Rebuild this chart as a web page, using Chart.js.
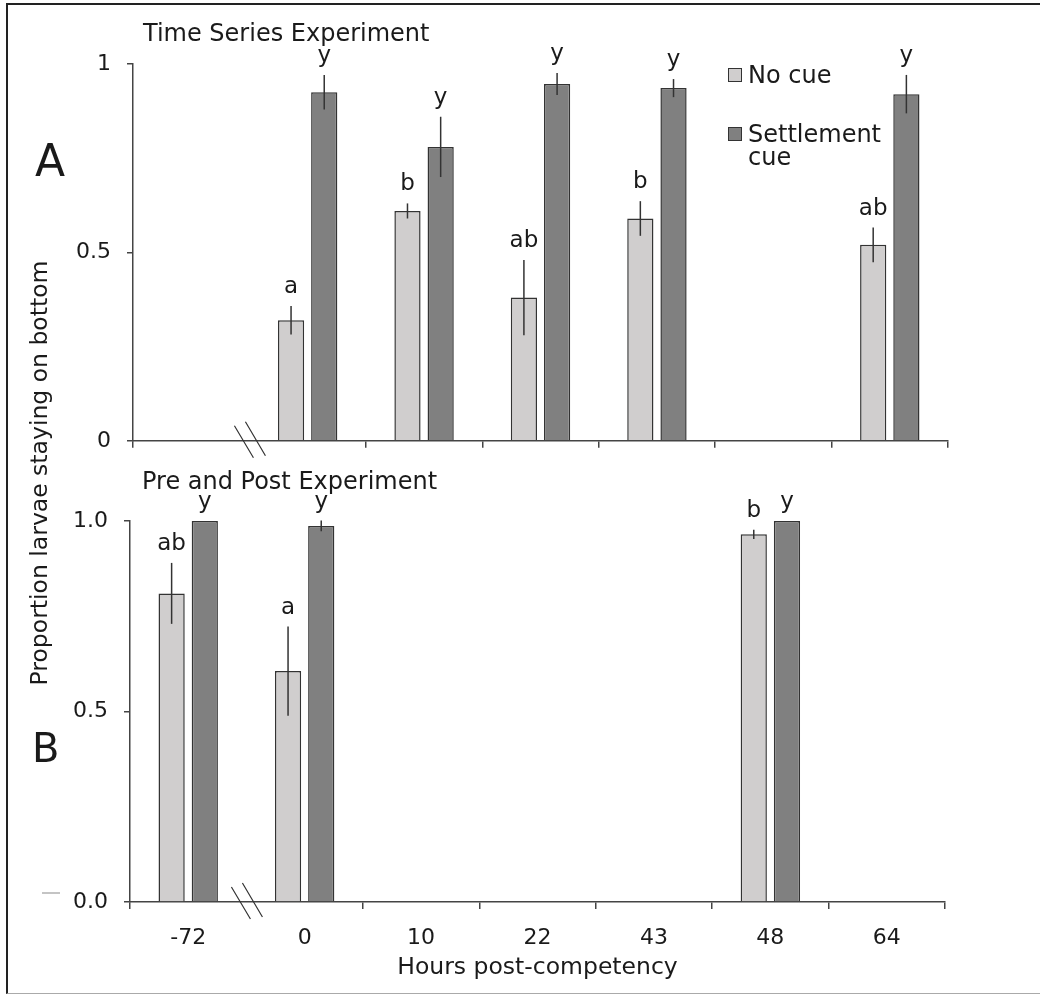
<!DOCTYPE html>
<html>
<head>
<meta charset="utf-8">
<script src="https://cdn.jsdelivr.net/npm/chart.js@4.4.0/dist/chart.umd.min.js"></script>
<style>
body { margin: 0; background: #fff; font-family: "DejaVu Sans", sans-serif; color: #1a1a1a; }
#wrap { position: relative; width: 1040px; height: 994px; overflow: hidden; }
#frame { position: absolute; left: 6px; top: 3px; width: 1034px; height: 988px;
  border-top: 2px solid #222; border-left: 2px solid #222; border-bottom: 1px solid #aaa; }
canvas { position: absolute; left: 0; }
.lbl { position: absolute; white-space: nowrap; }
.sw { position: absolute; width: 12px; height: 12px; border: 1px solid #333; }
</style>
</head>
<body>
<div id="wrap">
  <div id="frame"></div>
  <canvas id="chartA" width="1040" height="470" style="top:0"></canvas>
  <canvas id="chartB" width="1040" height="524" style="top:470px"></canvas>

  <div class="lbl" style="left:143px;top:21px;font-size:24px;line-height:24px">Time Series Experiment</div>
  <div class="lbl" style="left:142px;top:469px;font-size:24px;line-height:24px">Pre and Post Experiment</div>
  <div class="lbl" style="left:35px;top:139px;font-size:44px;line-height:44px">A</div>
  <div class="lbl" style="left:32px;top:728px;font-size:40px;line-height:40px">B</div>
  <div class="lbl" style="left:39px;top:473px;font-size:23.5px;line-height:24px;transform:translate(-50%,-50%) rotate(-90deg)">Proportion larvae staying on bottom</div>

  <div class="sw" style="left:728px;top:68px;background:#d0cece"></div>
  <div class="lbl" style="left:748px;top:63px;font-size:24px;line-height:24px">No cue</div>
  <div class="sw" style="left:728px;top:127px;background:#808080"></div>
  <div class="lbl" style="left:748px;top:122px;font-size:24px;line-height:24px">Settlement</div>
  <div class="lbl" style="left:748px;top:145px;font-size:24px;line-height:24px">cue</div>

  <div style="position:absolute;left:42px;top:892px;width:18px;height:2px;background:#c4c4c4"></div>
</div>
<script>
const categories = ['-72', '0', '10', '22', '43', '48', '64'];

// Panel A - time series experiment
const noCueA = [null, 0.32, 0.61, 0.38, 0.59, null, 0.52];
const noCueErrA = [null, 0.038, 0.02, 0.10, 0.046, null, 0.046];
const noCueLetA = ['', 'a', 'b', 'ab', 'b', '', 'ab'];
const cueA = [null, 0.925, 0.78, 0.947, 0.936, null, 0.92];
const cueErrA = [null, 0.046, 0.08, 0.029, 0.024, null, 0.051];
const cueLetA = ['', 'y', 'y', 'y', 'y', '', 'y'];

// Panel B - pre and post experiment
const noCueB = [0.81, 0.606, null, null, null, 0.965, null];
const noCueErrB = [0.08, 0.117, null, null, null, 0.012, null];
const noCueLetB = ['ab', 'a', '', '', '', 'b', ''];
const cueB = [1.0, 0.987, null, null, null, 1.0, null];
const cueErrB = [0, 0.014, null, null, null, 0, null];
const cueLetB = ['y', 'y', '', '', '', 'y', ''];

const FONT = 'DejaVu Sans';
const INK = '#1a1a1a';
const AXIS = '#444';

// error bars, significance letters and the axis break mark
const annotate = {
    id: 'annotate',
    afterDatasetsDraw(chart) {
        const ctx = chart.ctx;
        const ys = chart.scales.y;
        const xs = chart.scales.x;
        ctx.save();
        chart.data.datasets.forEach((ds, di) => {
            const meta = chart.getDatasetMeta(di);
            ds.data.forEach((v, i) => {
                if (v == null) return;
                const bx = meta.data[i].x;
                const e = ds.errors[i] || 0;
                const top = ys.getPixelForValue(v + e);
                if (e > 0) {
                    ctx.strokeStyle = '#333';
                    ctx.lineWidth = 1.5;
                    ctx.beginPath();
                    ctx.moveTo(bx, top);
                    ctx.lineTo(bx, ys.getPixelForValue(v - e));
                    ctx.stroke();
                }
                ctx.fillStyle = INK;
                ctx.font = '23px "' + FONT + '"';
                ctx.textAlign = 'center';
                ctx.textBaseline = 'alphabetic';
                ctx.fillText(ds.letters[i], bx, top - 13);
            });
        });
        const gx = (xs.getPixelForValue(0) + xs.getPixelForValue(1)) / 2;
        const gy = ys.getPixelForValue(0);
        ctx.strokeStyle = '#333';
        ctx.lineWidth = 1.2;
        ctx.beginPath();
        ctx.moveTo(gx - 15, gy - 15); ctx.lineTo(gx + 4, gy + 17);
        ctx.moveTo(gx - 4, gy - 19); ctx.lineTo(gx + 16, gy + 15);
        ctx.stroke();
        ctx.restore();
    }
};

function makeChart(id, noCue, noCueErr, noCueLet, cue, cueErr, cueLet, cfg) {
    const ctx = document.getElementById(id).getContext('2d');
    return new Chart(ctx, {
        type: 'bar',
        data: {
            labels: categories,
            datasets: [{
                label: 'No cue',
                data: noCue,
                errors: noCueErr,
                letters: noCueLet,
                backgroundColor: '#d0cece',
                borderColor: '#333',
                borderWidth: 1.5,
                categoryPercentage: 0.57,
                barPercentage: 0.79
            }, {
                label: 'Settlement cue',
                data: cue,
                errors: cueErr,
                letters: cueLet,
                backgroundColor: '#808080',
                borderColor: '#333',
                borderWidth: 1.5,
                categoryPercentage: 0.57,
                barPercentage: 0.79
            }]
        },
        options: {
            responsive: false,
            animation: false,
            devicePixelRatio: 1,
            layout: { padding: { left: 0, right: cfg.right, top: cfg.top, bottom: 0 } },
            plugins: { legend: { display: false }, title: { display: false }, tooltip: { enabled: false } },
            scales: {
                x: {
                    grid: {
                        offset: true,
                        drawOnChartArea: false,
                        tickLength: 7,
                        lineWidth: 1.5,
                        color: (c) => c.index === 1 ? 'rgba(0,0,0,0)' : AXIS
                    },
                    border: { color: AXIS, width: 1.5 },
                    ticks: {
                        display: cfg.xLabels,
                        color: INK,
                        padding: 16,
                        font: { family: FONT, size: 22 }
                    },
                    title: {
                        display: cfg.xLabels,
                        text: 'Hours post-competency',
                        color: INK,
                        padding: { top: 0, bottom: 12 },
                        font: { family: FONT, size: 23.5 }
                    },
                    afterFit: (s) => { s.height = cfg.xHeight; }
                },
                y: {
                    min: 0,
                    max: 1,
                    grid: { drawOnChartArea: false, tickLength: 6, lineWidth: 1.5, color: AXIS },
                    border: { color: AXIS, width: 1.5 },
                    ticks: {
                        stepSize: 0.5,
                        color: INK,
                        padding: 16,
                        font: { family: FONT, size: 22 },
                        callback: cfg.yFmt
                    },
                    afterFit: (s) => { s.width = cfg.left; }
                }
            }
        },
        plugins: [annotate]
    });
}

makeChart('chartA', noCueA, noCueErrA, noCueLetA, cueA, cueErrA, cueLetA, {
    left: 133, right: 92, top: 64, xHeight: 29, xLabels: false,
    yFmt: (v) => String(v)
});
makeChart('chartB', noCueB, noCueErrB, noCueLetB, cueB, cueErrB, cueLetB, {
    left: 130, right: 95, top: 51, xHeight: 92, xLabels: true,
    yFmt: (v) => v.toFixed(1)
});
</script>
</body>
</html>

######

The lines from the top of the data above through the one holding "const categories = ['-72', '0', '10', '22', '43', '48', '64'];" are to be repeated exactly, and only those, with no pictures.

▶ [Exercise answer]
Rebuild this chart as a web page, using Chart.js.
<!DOCTYPE html>
<html>
<head>
<meta charset="utf-8">
<script src="https://cdn.jsdelivr.net/npm/chart.js@4.4.0/dist/chart.umd.min.js"></script>
<style>
body { margin: 0; background: #fff; font-family: "DejaVu Sans", sans-serif; color: #1a1a1a; }
#wrap { position: relative; width: 1040px; height: 994px; overflow: hidden; }
#frame { position: absolute; left: 6px; top: 3px; width: 1034px; height: 988px;
  border-top: 2px solid #222; border-left: 2px solid #222; border-bottom: 1px solid #aaa; }
canvas { position: absolute; left: 0; }
.lbl { position: absolute; white-space: nowrap; }
.sw { position: absolute; width: 12px; height: 12px; border: 1px solid #333; }
</style>
</head>
<body>
<div id="wrap">
  <div id="frame"></div>
  <canvas id="chartA" width="1040" height="470" style="top:0"></canvas>
  <canvas id="chartB" width="1040" height="524" style="top:470px"></canvas>

  <div class="lbl" style="left:143px;top:21px;font-size:24px;line-height:24px">Time Series Experiment</div>
  <div class="lbl" style="left:142px;top:469px;font-size:24px;line-height:24px">Pre and Post Experiment</div>
  <div class="lbl" style="left:35px;top:139px;font-size:44px;line-height:44px">A</div>
  <div class="lbl" style="left:32px;top:728px;font-size:40px;line-height:40px">B</div>
  <div class="lbl" style="left:39px;top:473px;font-size:23.5px;line-height:24px;transform:translate(-50%,-50%) rotate(-90deg)">Proportion larvae staying on bottom</div>

  <div class="sw" style="left:728px;top:68px;background:#d0cece"></div>
  <div class="lbl" style="left:748px;top:63px;font-size:24px;line-height:24px">No cue</div>
  <div class="sw" style="left:728px;top:127px;background:#808080"></div>
  <div class="lbl" style="left:748px;top:122px;font-size:24px;line-height:24px">Settlement</div>
  <div class="lbl" style="left:748px;top:145px;font-size:24px;line-height:24px">cue</div>

  <div style="position:absolute;left:42px;top:892px;width:18px;height:2px;background:#c4c4c4"></div>
</div>
<script>
const categories = ['-72', '0', '10', '22', '43', '48', '64'];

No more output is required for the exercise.